Why should the banking business be limited to those with sufficient political influence to get state charters? Raguet asked.  Entry should be free as in any other enterprise.  In a “free banking” system the market would quickly curtail abuses.

Raguet showed his insight and adherence to principle most saliently during the 1830’s controversy over the national bank, when he exposed the shallow reasoning and vested interests that characterized both the Whig proponents and the Democratic opponents of the national bank.  The Second Bank of the United States (1816-36) was, like the later Federal Reserve, unconstitutional and a grant of too much power to a government-affiliated but private corporation.  The Bank enjoyed the lucrative monopoly of serving by law as the government’s banker.  Most of the time, however, the Bank was under able and responsible direction.  Its notes were at par, providing a reliable currency, and by grading the paper of other banks it provided a valuable check on fractional-reserve abuses.

President Jackson blamed the Bank for his personal losses when it had tried to curb inflation in the Panic of 1819.  He also thought, with justification, that the Bank was wielding political influence against him.  He declared that the Bank was trying to kill him, but that he would kill it first.  All of Jackson’s major presidential actions were motivated by personal animosity, despite the highly inventive efforts of historians like Arthur Schlesinger and Robert Remini to portray them as ideological precursors of the New Deal.

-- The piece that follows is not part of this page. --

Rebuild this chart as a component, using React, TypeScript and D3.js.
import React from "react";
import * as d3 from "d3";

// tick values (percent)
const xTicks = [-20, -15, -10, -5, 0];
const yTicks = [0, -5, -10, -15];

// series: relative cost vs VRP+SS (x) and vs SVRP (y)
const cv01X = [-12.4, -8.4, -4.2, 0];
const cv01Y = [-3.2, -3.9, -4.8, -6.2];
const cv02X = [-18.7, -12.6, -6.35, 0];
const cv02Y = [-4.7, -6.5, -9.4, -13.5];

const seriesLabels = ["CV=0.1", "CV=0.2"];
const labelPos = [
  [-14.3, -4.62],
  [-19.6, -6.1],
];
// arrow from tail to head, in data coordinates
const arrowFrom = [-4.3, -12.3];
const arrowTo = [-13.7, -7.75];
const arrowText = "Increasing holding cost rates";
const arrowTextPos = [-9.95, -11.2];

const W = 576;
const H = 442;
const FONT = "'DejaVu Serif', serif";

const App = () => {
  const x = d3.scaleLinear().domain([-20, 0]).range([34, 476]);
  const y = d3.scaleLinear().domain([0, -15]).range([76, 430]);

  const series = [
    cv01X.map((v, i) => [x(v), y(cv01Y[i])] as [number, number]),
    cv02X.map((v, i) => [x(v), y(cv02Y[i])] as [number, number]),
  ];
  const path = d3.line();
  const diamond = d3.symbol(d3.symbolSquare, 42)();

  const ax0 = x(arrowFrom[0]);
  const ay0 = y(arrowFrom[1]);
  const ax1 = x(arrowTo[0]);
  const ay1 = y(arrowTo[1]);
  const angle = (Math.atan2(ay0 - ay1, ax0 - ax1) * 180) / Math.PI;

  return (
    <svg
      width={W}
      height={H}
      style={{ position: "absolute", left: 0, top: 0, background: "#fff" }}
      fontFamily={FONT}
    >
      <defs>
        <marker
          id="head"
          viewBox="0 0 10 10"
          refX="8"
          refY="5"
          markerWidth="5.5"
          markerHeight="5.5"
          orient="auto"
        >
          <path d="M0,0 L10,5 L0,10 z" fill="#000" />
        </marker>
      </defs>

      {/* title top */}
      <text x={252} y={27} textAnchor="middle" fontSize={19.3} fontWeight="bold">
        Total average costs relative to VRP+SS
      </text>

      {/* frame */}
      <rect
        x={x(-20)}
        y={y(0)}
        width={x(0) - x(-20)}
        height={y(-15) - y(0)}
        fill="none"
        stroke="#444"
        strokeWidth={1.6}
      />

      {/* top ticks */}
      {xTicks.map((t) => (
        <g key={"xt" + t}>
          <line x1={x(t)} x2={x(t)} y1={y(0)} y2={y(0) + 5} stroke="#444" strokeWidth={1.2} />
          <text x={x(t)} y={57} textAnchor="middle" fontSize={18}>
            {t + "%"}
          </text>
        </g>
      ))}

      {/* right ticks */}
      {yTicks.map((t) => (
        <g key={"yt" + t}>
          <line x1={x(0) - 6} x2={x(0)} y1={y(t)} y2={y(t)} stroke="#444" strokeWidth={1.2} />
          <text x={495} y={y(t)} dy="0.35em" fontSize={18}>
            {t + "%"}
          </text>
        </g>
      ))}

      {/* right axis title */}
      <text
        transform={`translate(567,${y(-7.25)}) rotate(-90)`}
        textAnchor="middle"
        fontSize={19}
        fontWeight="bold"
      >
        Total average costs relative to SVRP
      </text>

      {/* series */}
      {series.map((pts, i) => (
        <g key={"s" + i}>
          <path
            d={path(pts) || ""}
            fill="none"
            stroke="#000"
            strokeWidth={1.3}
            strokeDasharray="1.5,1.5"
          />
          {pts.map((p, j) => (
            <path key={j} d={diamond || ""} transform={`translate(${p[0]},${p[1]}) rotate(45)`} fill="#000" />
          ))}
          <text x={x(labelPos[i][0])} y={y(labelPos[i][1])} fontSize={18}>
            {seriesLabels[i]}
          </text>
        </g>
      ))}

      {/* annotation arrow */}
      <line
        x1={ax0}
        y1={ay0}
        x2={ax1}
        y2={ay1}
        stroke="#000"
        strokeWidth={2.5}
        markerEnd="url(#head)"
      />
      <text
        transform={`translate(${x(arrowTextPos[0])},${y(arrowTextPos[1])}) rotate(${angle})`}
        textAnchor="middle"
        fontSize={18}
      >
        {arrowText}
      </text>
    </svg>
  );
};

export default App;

In 1832 Jackson vetoed a renewal of the Bank’s charter that had been passed by his opponents and denounced the Bank as a bastion of aristocratic privilege.  The next year he went further.  By executive decree he removed all of the government’s money from the Bank, where it rested by law.  This action was clearly illegal, and three secretaries of the treasury refused to carry it out, until one was found who would.  The first secretary to refuse was William J. Duane, a member of Raguet’s Philadelphia free-market circle.  Duane observed that the President did not know what he was doing and was being manipulated by Vice President Martin Van Buren in the interest of New York bankers who resented the national bank’s power to curtail their credit expansion.

Jackson then placed the federal funds in a collection of state banks selected by his administration.  This was entirely outside the law and was considered a dangerous accretion of executive patronage.  Jackson was censured by the Senate.  Worse, the favored “pet” banks grasped the opportunity of government backing to churn out paper, resulting in an inflation that brought the bust—the Panic of 1837.  Jackson made the mess that he had created worse by the Specie Circular, which terminated acceptance of banknotes by the government.

Andrew Jackson may have believed that he was striking a blow for sound money based on gold and silver, and he is sometimes still praised for that.  His “bank war,” however, was anything but.  Raguet wrote that “Jackson affects to dread a monied aristocracy; he complained of the corruption of one bank, and yet takes forty or fifty irresponsible paper-circulating banks under the national wing.”  Raguet and his followers were far better “Jacksonian Democrats” than those politicians and thinkers who have been praised by historians as heroes of the people.  But his wisdom had limited impact on the propaganda war between Whig national bankers and Democratic state bankers—a conflict that continued up to the Civil War.

The Lincolnians made into permanent policy everything that Raguet had deplored—a high tariff, a privileged group of national banks that anticipated the Federal Reserve, corporate subsidies, public debt, vast federal spending and patronage, inflated currency, and the steady importation of cheap labor.  State capitalism (private ownership and profit with government support) became the American regime.  Raguet had made a good case in favor of America’s free institutions, but that case has been, not surprisingly, trumped by that near-universal love of money.